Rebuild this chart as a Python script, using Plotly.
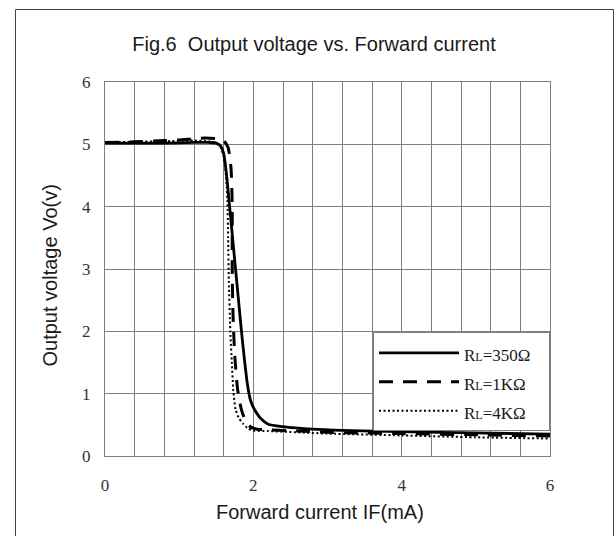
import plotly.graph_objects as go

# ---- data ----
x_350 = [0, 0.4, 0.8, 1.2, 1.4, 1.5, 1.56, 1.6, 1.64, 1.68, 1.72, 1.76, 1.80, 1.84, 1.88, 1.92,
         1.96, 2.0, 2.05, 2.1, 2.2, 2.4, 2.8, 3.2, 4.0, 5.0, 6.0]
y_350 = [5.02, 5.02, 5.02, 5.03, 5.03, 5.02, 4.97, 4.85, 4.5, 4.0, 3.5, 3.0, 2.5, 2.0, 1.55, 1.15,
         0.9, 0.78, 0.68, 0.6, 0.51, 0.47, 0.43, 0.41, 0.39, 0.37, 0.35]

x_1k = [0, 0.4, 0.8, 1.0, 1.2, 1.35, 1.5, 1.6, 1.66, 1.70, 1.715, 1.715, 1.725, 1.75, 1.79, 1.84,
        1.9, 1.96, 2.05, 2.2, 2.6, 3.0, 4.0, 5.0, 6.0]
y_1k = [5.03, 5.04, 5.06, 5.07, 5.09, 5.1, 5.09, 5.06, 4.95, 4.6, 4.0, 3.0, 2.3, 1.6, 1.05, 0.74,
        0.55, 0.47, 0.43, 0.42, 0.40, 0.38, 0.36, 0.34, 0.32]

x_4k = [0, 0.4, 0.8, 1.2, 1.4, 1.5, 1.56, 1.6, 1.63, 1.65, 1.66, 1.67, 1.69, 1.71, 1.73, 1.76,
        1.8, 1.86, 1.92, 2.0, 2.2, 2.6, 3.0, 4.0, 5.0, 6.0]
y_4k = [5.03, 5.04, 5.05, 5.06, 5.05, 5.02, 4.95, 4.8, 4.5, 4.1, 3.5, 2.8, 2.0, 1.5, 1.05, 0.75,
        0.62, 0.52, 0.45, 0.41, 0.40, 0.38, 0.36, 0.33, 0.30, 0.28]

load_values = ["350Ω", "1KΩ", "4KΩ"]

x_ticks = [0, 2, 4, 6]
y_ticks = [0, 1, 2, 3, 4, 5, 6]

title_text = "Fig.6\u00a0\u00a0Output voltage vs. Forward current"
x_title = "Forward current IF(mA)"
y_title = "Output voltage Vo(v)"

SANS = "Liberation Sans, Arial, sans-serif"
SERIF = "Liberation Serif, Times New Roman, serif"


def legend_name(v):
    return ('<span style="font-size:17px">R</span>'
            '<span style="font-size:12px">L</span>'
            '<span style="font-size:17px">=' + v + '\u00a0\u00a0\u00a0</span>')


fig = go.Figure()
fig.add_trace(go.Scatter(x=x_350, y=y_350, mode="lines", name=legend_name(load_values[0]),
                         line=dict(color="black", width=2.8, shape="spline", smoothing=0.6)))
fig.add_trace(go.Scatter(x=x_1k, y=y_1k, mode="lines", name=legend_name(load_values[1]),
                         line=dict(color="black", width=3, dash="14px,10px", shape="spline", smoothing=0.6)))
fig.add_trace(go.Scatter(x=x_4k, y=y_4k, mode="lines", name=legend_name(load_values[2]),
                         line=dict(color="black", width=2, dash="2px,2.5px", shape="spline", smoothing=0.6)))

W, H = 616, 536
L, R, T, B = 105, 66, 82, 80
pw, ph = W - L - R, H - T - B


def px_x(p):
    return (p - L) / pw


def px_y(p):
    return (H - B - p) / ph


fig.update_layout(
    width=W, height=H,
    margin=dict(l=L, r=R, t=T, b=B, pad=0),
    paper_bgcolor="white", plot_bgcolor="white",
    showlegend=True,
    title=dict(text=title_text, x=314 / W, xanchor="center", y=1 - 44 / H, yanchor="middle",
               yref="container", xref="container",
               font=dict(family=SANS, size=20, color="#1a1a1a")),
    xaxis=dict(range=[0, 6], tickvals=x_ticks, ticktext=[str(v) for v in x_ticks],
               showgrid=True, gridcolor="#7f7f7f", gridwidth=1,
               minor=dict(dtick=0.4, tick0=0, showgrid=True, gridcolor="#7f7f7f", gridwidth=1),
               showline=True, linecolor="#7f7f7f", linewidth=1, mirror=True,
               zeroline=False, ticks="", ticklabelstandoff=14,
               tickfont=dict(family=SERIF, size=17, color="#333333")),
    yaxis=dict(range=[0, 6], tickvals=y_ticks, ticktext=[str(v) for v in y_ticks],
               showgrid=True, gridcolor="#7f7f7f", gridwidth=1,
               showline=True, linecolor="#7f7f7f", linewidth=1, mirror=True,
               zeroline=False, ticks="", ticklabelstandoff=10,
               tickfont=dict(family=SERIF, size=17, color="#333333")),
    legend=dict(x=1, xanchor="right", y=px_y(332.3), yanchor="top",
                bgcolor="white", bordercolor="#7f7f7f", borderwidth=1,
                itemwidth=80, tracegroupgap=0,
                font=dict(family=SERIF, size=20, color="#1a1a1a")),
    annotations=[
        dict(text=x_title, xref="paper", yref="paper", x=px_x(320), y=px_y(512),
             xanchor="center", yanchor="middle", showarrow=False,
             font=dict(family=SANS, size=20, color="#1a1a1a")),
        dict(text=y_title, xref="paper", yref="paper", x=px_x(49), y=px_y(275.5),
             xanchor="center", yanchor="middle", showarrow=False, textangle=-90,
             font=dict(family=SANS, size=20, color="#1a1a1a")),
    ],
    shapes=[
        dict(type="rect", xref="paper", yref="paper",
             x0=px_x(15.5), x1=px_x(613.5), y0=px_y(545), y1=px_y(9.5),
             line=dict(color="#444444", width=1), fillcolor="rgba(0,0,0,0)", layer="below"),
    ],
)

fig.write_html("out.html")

....

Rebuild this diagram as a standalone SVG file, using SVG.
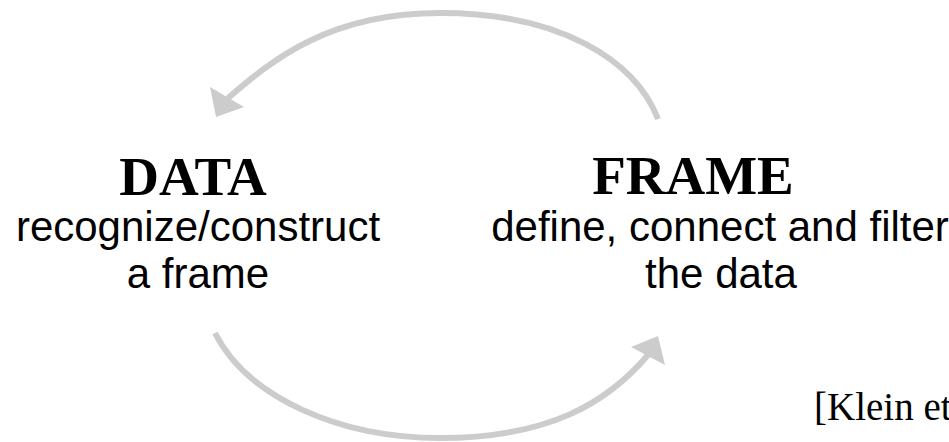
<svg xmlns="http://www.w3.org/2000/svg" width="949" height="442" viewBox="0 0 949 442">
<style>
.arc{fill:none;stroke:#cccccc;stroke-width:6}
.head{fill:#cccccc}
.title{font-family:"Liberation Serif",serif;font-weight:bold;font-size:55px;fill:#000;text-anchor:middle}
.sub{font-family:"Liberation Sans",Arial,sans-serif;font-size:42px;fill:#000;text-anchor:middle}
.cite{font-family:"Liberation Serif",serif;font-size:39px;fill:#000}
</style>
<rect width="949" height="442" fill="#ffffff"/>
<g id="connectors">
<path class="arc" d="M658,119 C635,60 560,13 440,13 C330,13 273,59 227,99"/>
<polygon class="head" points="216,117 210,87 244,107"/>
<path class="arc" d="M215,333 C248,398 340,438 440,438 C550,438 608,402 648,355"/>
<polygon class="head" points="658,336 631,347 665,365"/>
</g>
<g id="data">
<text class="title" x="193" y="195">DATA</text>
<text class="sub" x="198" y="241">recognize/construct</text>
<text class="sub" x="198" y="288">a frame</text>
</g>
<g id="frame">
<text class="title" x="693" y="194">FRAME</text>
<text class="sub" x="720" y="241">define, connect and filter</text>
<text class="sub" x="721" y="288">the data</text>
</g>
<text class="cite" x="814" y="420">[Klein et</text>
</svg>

....

* **TASK PROMPT**: Set down, without pictures, the lines between the line holding "Rebuild this chart" and the line holding "v + '\u00a0\u00a0\u00a0</span>')", both inclusive.

* **CORRECT ANSWER**:
Rebuild this chart as a Python script, using Plotly.
import plotly.graph_objects as go

# ---- data ----
x_350 = [0, 0.4, 0.8, 1.2, 1.4, 1.5, 1.56, 1.6, 1.64, 1.68, 1.72, 1.76, 1.80, 1.84, 1.88, 1.92,
         1.96, 2.0, 2.05, 2.1, 2.2, 2.4, 2.8, 3.2, 4.0, 5.0, 6.0]
y_350 = [5.02, 5.02, 5.02, 5.03, 5.03, 5.02, 4.97, 4.85, 4.5, 4.0, 3.5, 3.0, 2.5, 2.0, 1.55, 1.15,
         0.9, 0.78, 0.68, 0.6, 0.51, 0.47, 0.43, 0.41, 0.39, 0.37, 0.35]

x_1k = [0, 0.4, 0.8, 1.0, 1.2, 1.35, 1.5, 1.6, 1.66, 1.70, 1.715, 1.715, 1.725, 1.75, 1.79, 1.84,
        1.9, 1.96, 2.05, 2.2, 2.6, 3.0, 4.0, 5.0, 6.0]
y_1k = [5.03, 5.04, 5.06, 5.07, 5.09, 5.1, 5.09, 5.06, 4.95, 4.6, 4.0, 3.0, 2.3, 1.6, 1.05, 0.74,
        0.55, 0.47, 0.43, 0.42, 0.40, 0.38, 0.36, 0.34, 0.32]

x_4k = [0, 0.4, 0.8, 1.2, 1.4, 1.5, 1.56, 1.6, 1.63, 1.65, 1.66, 1.67, 1.69, 1.71, 1.73, 1.76,
        1.8, 1.86, 1.92, 2.0, 2.2, 2.6, 3.0, 4.0, 5.0, 6.0]
y_4k = [5.03, 5.04, 5.05, 5.06, 5.05, 5.02, 4.95, 4.8, 4.5, 4.1, 3.5, 2.8, 2.0, 1.5, 1.05, 0.75,
        0.62, 0.52, 0.45, 0.41, 0.40, 0.38, 0.36, 0.33, 0.30, 0.28]

load_values = ["350Ω", "1KΩ", "4KΩ"]

x_ticks = [0, 2, 4, 6]
y_ticks = [0, 1, 2, 3, 4, 5, 6]

title_text = "Fig.6\u00a0\u00a0Output voltage vs. Forward current"
x_title = "Forward current IF(mA)"
y_title = "Output voltage Vo(v)"

SANS = "Liberation Sans, Arial, sans-serif"
SERIF = "Liberation Serif, Times New Roman, serif"


def legend_name(v):
    return ('<span style="font-size:17px">R</span>'
            '<span style="font-size:12px">L</span>'
            '<span style="font-size:17px">=' + v + '\u00a0\u00a0\u00a0</span>')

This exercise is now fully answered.